▶ Data provided
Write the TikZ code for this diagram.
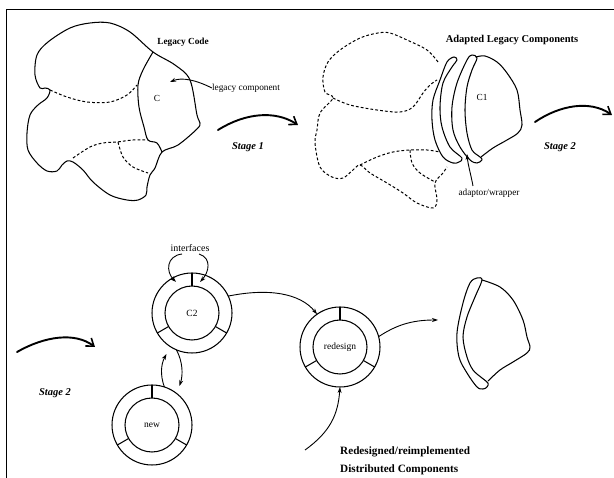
\documentclass[tikz,border=0pt]{standalone}
\usepackage{fontspec}
\setmainfont{Liberation Serif}
\usetikzlibrary{arrows.meta}
\begin{document}
\begin{tikzpicture}[x=1pt,y=-1pt,
  outl/.style={line width=1.05pt, line join=round, line cap=round},
  dsh/.style={line width=1pt, dash pattern=on 2.8pt off 2.1pt},
  ring/.style={circle, draw, line width=1.05pt, inner sep=0pt, outer sep=0pt},
  sarr/.style={line width=0.9pt, -{Stealth[length=6pt,width=4pt]}},
  bigarr/.style={line width=1.9pt, line cap=round, -{Straight Barb[length=7pt,width=10pt,line width=1.6pt]}},
  txt/.style={inner sep=0pt, font=\fontsize{9.3}{11}\selectfont},
  btxt/.style={inner sep=0pt, font=\fontsize{10.5}{12}\selectfont\bfseries},
  stg/.style={inner sep=0pt, font=\fontsize{10.5}{12}\selectfont\bfseries\itshape}
]
\useasboundingbox (0,0) rectangle (614,478);
% frame
\draw[line width=0.9pt] (6,478) -- (6,9) -- (614,9);

% ---------- Legacy code blob ----------
\draw[outl] plot[smooth cycle, tension=0.55] coordinates {
 (153,52) (175,65) (190,80) (197,115) (200,123) (197,129) (178,145) (162,152)
 (155,168) (150,175) (147,187) (146,195) (138,200) (127,200) (110,195) (93,182)
 (83,170) (73,162) (67,161) (62,165) (57,171) (47,171) (37,163) (28,150) (27,133)
 (30,115) (38,105) (47,98) (50,90) (45,88) (40,88) (35,75) (37,55) (48,42)
 (70,28) (90,23) (110,23) (130,32)};
\draw[outl] plot[smooth, tension=0.55] coordinates {
 (153,52) (143,70) (138,85) (139,107) (144,127) (148,140) (157,143) (162,152)};
\draw[dsh] plot[smooth, tension=0.55] coordinates {
 (50,90) (67,97) (87,102) (110,102) (127,95) (137,85)};
\draw[dsh] plot[smooth, tension=0.55] coordinates {
 (73,158) (90,147) (103,143) (117,142) (133,140) (148,140)};
\draw[dsh] plot[smooth, tension=0.55] coordinates {
 (118,142) (123,157) (133,167) (148,173)};
\node[txt] (cl) at (157,98) {C};
\node[btxt, font=\fontsize{9.3}{11}\selectfont\bfseries] (lc) at (183,42) {Legacy Code};
\node[txt] (lcomp) at (246,88) {legacy component};
\coordinate (lcend) at (170,82);
\draw[sarr] (lcomp.west) .. controls (196,80) and (182,77) .. (lcend);

% Stage 1
\coordinate (s1a) at (218,130);
\coordinate (s1b) at (298,125);
\draw[bigarr] (s1a) .. controls (245,113) and (275,110) .. (s1b);
\node[stg] (st1) at (248,147) {Stage 1};

% ---------- Adapted legacy components ----------
\draw[dsh] plot[smooth, tension=0.55] coordinates {
 (438,62) (427,50) (407,40) (390,33) (378,33) (360,38) (340,50) (328,62) (323,77)
 (325,92) (333,98) (320,113) (317,130) (315,143) (320,167) (332,177) (343,178)
 (353,170) (360,165) (370,173) (387,183) (403,193) (417,203) (433,208) (437,200)
 (435,183) (443,173) (447,167)};
\draw[dsh] plot[smooth, tension=0.55] coordinates {
 (333,98) (350,105) (377,110) (400,112) (413,107) (423,93) (430,85) (437,80)};
\draw[dsh] plot[smooth, tension=0.55] coordinates {
 (360,165) (377,157) (393,152) (410,150) (427,150) (440,152)};
\draw[dsh] plot[smooth, tension=0.55] coordinates {
 (410,150) (412,163) (420,173) (435,182)};
% outer strip
\draw[outl] plot[smooth cycle, tension=0.55] coordinates {
 (454,57) (447,62) (440,80) (433,100) (432,120) (435,140) (443,157) (453,163)
 (459,162) (462,158) (450,147) (442,127) (440,107) (443,83) (452,67) (457,60)};
% inner strip
\draw[outl] plot[smooth cycle, tension=0.55] coordinates {
 (472,55) (467,60) (457,83) (452,107) (453,130) (460,147) (470,160) (477,163)
 (482,160) (480,157) (472,150) (467,133) (465,110) (467,87) (472,70) (477,58)};
% C1 body
\draw[outl] plot[smooth, tension=0.55] coordinates {
 (476,57) (485,56) (497,62) (507,73) (517,90) (520,110) (522,125) (518,133)
 (507,140) (493,148) (481,157)};
\node[txt] (c1) at (482,97) {C1};
\node[btxt] (alc) at (512,40) {Adapted Legacy Components};
\node[txt] (adw) at (489,193) {adaptor/wrapper};
\coordinate (adwend) at (467,154);
\draw[sarr] (473,186) .. controls (471,175) and (468,165) .. (adwend);

% Stage 2 (top)
\coordinate (s2a) at (535,122);
\coordinate (s2b) at (612,115);
\draw[bigarr] (s2a) .. controls (560,105) and (590,100) .. (s2b);
\node[stg] (st2) at (560,147) {Stage 2};

% ---------- Bottom ----------
\coordinate (s3a) at (17,352);
\coordinate (s3b) at (95,347);
\draw[bigarr] (s3a) .. controls (45,336) and (75,332) .. (s3b);
\node[stg] (st3) at (55,393) {Stage 2};

\foreach \n/\x/\y/\t in {c2/192/313/C2, nw/152/425/new, rd/340/347/redesign} {
  \node[ring, minimum size=80pt] (\n o) at (\x,\y) {};
  \node[ring, minimum size=54pt, font=\fontsize{9.5}{11}\selectfont] (\n i) at (\x,\y) {\t};
  \foreach \a in {90,210,330} \draw[line width=1.05pt] (\n o.\a) -- (\n i.\a);
}

% interfaces
\node[txt, font=\fontsize{10}{11}\selectfont] (ifc) at (190,248) {interfaces};
\coordinate (ifl) at (176,282);
\coordinate (ifr) at (200,282);
\draw[sarr] (182,254) .. controls (166,256) and (166,272) .. (ifl);
\draw[sarr] (199,254) .. controls (212,258) and (209,272) .. (ifr);

% C2 <-> new
\coordinate (c2end) at (166.5,354);
\coordinate (nwend) at (179.5,386);
\draw[sarr] (nwo.72) .. controls (160,375) and (161,364) .. (c2end);
\draw[sarr] (c2o.247) .. controls (183,362) and (183,375) .. (nwend);

% C2 -> redesign
\draw[sarr] (c2o.25) .. controls (268,288) and (300,293) .. (rdo.125);

% redesign -> final
\coordinate (fin) at (438,320);
\draw[sarr] (rdo.15) .. controls (395,326) and (410,320) .. (fin);

% bottom -> redesign
\coordinate (rdsrc) at (305,450);
\draw[sarr] (rdsrc) .. controls (330,432) and (338,415) .. (rdo.south);

\node[btxt, font=\fontsize{11.2}{13}\selectfont\bfseries, anchor=west] (rr) at (340,452) {Redesigned/reimplemented};
\node[btxt, font=\fontsize{11.2}{13}\selectfont\bfseries, anchor=west] (dc) at (340,470) {Distributed Components};

% final component
\draw[outl] plot[smooth cycle, tension=0.55] coordinates {
 (477,278) (470,283) (463,303) (457,333) (459,357) (467,373) (477,387) (483,389)
 (487,387) (488,383) (482,378) (473,370) (467,357) (463,337) (467,317) (475,297) (482,280)};
\draw[outl] plot[smooth, tension=0.55] coordinates {
 (482,280) (500,287) (513,300) (523,320) (527,337) (530,347) (527,353) (513,362)
 (500,370) (488,381)};
\end{tikzpicture}
\end{document}
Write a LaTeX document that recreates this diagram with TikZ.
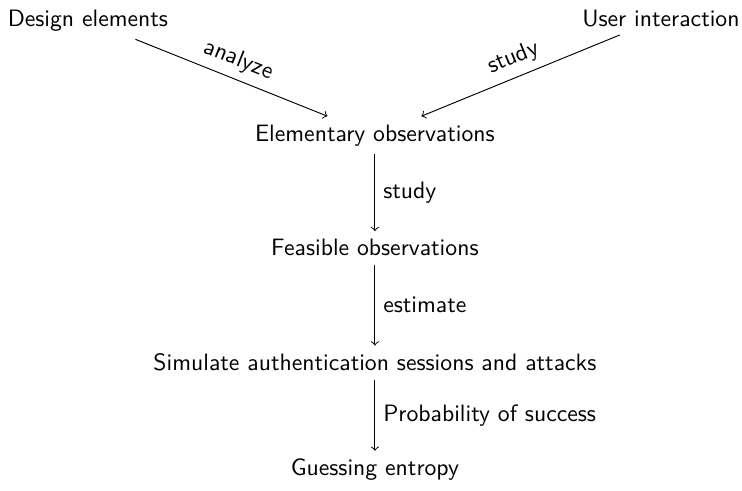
\documentclass[tikz,border=0pt]{standalone}
\usepackage{tikz}
\usetikzlibrary{positioning}

\begin{document}
\begin{tikzpicture}[->,auto,font=\sffamily]

  \tikzstyle{every node} = [anchor=base]
  \useasboundingbox (0pt,0pt) rectangle (313.1pt,-206.8pt);

  \node (D) at (37.1pt,-11pt)     {Design elements};
  \node (U) at (278.9pt,-11pt)    {User interaction};
  \node (E) at (158.2pt,-59.5pt)  {Elementary observations};
  \node (F) at (158.2pt,-108pt)   {Feasible observations};
  \node (S) at (158.2pt,-156.5pt) {Simulate authentication sessions and attacks};
  \node (G) at (158.2pt,-200.8pt) {Guessing entropy};

  \path (D) edge node[sloped,anchor=south] {analyze} (E)
        (U) edge node[sloped,anchor=south,swap] {study} (E)
        (E) edge node[anchor=west] {study} (F)
        (F) edge node[anchor=west] {estimate} (S)
        (S) edge node[anchor=west] {Probability of success} (G);
\end{tikzpicture}
\end{document}
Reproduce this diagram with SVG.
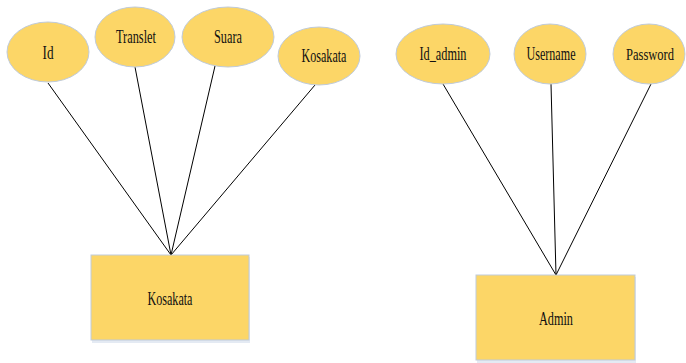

▶ Task
Print exactly the first line of the entries and every line after it through the one that contains "(6,9) -- (614,9);", leaving the pictures out.

▶ Solved problem
Write the TikZ code for this diagram.
\documentclass[tikz,border=0pt]{standalone}
\usepackage{fontspec}
\setmainfont{Liberation Serif}
\usetikzlibrary{arrows.meta}
\begin{document}
\begin{tikzpicture}[x=1pt,y=-1pt,
  outl/.style={line width=1.05pt, line join=round, line cap=round},
  dsh/.style={line width=1pt, dash pattern=on 2.8pt off 2.1pt},
  ring/.style={circle, draw, line width=1.05pt, inner sep=0pt, outer sep=0pt},
  sarr/.style={line width=0.9pt, -{Stealth[length=6pt,width=4pt]}},
  bigarr/.style={line width=1.9pt, line cap=round, -{Straight Barb[length=7pt,width=10pt,line width=1.6pt]}},
  txt/.style={inner sep=0pt, font=\fontsize{9.3}{11}\selectfont},
  btxt/.style={inner sep=0pt, font=\fontsize{10.5}{12}\selectfont\bfseries},
  stg/.style={inner sep=0pt, font=\fontsize{10.5}{12}\selectfont\bfseries\itshape}
]
\useasboundingbox (0,0) rectangle (614,478);
% frame
\draw[line width=0.9pt] (6,478) -- (6,9) -- (614,9);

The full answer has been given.